Este viaje que acabo de hacer a Río (¡Gracias #TeamVisa!”) fue corto pero potente. Como cuando Bolt recorría los 100 metros que confirmaron su leyenda el domingo en la noche. Bueno exageré. Pero sí se me hizo corto porque me hubiera encantando quedarme ahí hasta el final ¿A quién no?
No solo estás en una de las mejores ciudades del mundo —bonita, divertida, de gente interesante— sino que además en un evento único e irrepetible, probablemente el mas grande espectáculo de la humanidad.
Fueron días ajetreados, de dormir poco, de correr de un lado para otro, de camina mucho, de ir de un sitio a otro, de emociones, de frustración (cuando vimos al nadador mexicano quedar en último lugar de su eliminatoria, por ejemplo), de sentir la piel chinita. Se quedan en mi memoria el grito que sale al mismo tiempo de las gargantas de miles de mujeres reunidas una alberca repleta cuando el legendario Michael Phelps se despoja de la ropa antes de tirarse a la piscina. La apretada final del All Around de la gimnasia masculina que se decidió hasta el último alarido y que finalmente conquistó, no sin polémica, el japonés Kohei Uchimura (sí, el mismo que le debe a su compañía telefónica 90,000 pesos que se gastó jugando Pokemón en Río) venciendo al ucraniano Oleg Verniaiev por un pelito. O la carrera de alarido entre ingleses y neozelandeses en el velódromo, campeones mundiales contra campeones olímpicos en persecución por equipos, la final que se llevaron el oro los primeros. Estoy seguro que fueron de los minutos más intensos que he experimentado en mis años como aficionado deportivo.

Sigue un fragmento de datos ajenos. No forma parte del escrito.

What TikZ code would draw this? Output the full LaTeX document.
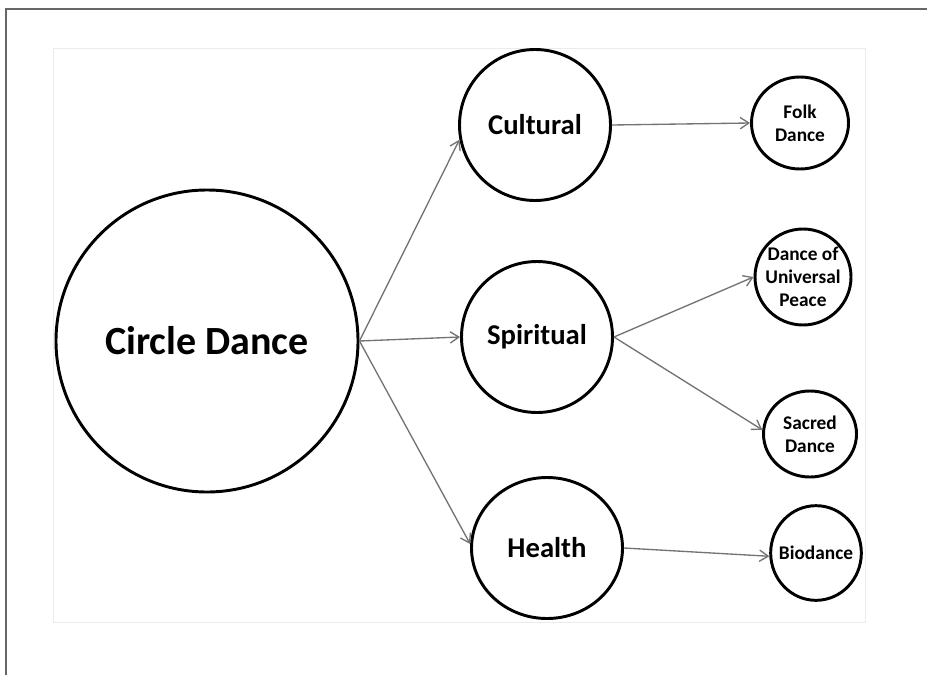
\documentclass[tikz,border=0pt]{standalone}
\usepackage{fontspec}
\setmainfont{Carlito}
\usetikzlibrary{arrows.meta,shapes.geometric}
\newcommand\zerobox[1]{\makebox[0pt]{#1}}

\begin{document}
\begin{tikzpicture}[x=0.75pt,y=0.75pt,yscale=-1,xscale=1,
    bubble/.style={draw,ellipse,line width=2.2pt,inner sep=0pt,align=center},
    bigtext/.style={font=\bfseries\fontsize{30}{36}\selectfont},
    midtext/.style={font=\bfseries\fontsize{21.5}{26}\selectfont},
    smalltext/.style={font=\bfseries\fontsize{14.5}{17}\selectfont},
    link/.style={draw=black!55,line width=1pt,-{Straight Barb[length=6.5pt,width=8.5pt]}}]
\useasboundingbox (0,0) rectangle (927,674);
\clip (0,0) rectangle (927,674);
\draw [black!60,line width=1.6pt] (6,690) -- (6,9) -- (940,9) ;
\draw [black!8,line width=0.6pt] (53,48) rectangle (865,622) ;

\node [bubble,bigtext,minimum width=226.5pt,minimum height=226.5pt] (cd) at (207,341) {Circle Dance};
\node [bubble,midtext,minimum width=113.25pt,minimum height=113.25pt] (cult) at (535,125) {Cultural};
\node [bubble,midtext,minimum width=113.25pt,minimum height=113.25pt] (spir) at (537,337) {Spiritual};
\node [bubble,midtext,minimum width=113.25pt,minimum height=105.75pt] (hlth) at (547,548) {Health};
\node [bubble,smalltext,minimum width=72.75pt,minimum height=69pt] (folk) at (800,123) {Folk\\Dance};
\node [bubble,smalltext,minimum width=72pt,minimum height=72pt] (peace) at (803,277) {\zerobox{Dance of}\\\zerobox{Universal}\\\zerobox{Peace}};
\node [bubble,smalltext,minimum width=69.75pt,minimum height=64.5pt] (sacred) at (810,434) {Sacred\\Dance};
\node [bubble,smalltext,minimum width=68pt,minimum height=71pt] (bio) at (816,553) {\zerobox{Biodance}};

\draw [link] (cd.east) -- (cult.191) ;
\draw [link] (cd.east) -- (spir.west) ;
\draw [link] (cd.east) -- (hlth.177) ;
\draw [link] (cult.east) -- (folk.west) ;
\draw [link] (spir.east) -- (peace.west) ;
\draw [link] (spir.east) -- (sacred.175) ;
\draw [link] (hlth.east) -- (bio.184) ;
\end{tikzpicture}
\end{document}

No regreso experto en Juegos Olímpicos, pero ahora entiendo mejor que nunca, su encanto. Lo que generan en millones de personas, sin importar que los estén siguiendo de cerca en el lugar de los hechos o a miles de kilómetros de distancia. Quedo infinitamente agradecido por esta experiencia tan poderosa, tan inolvidable.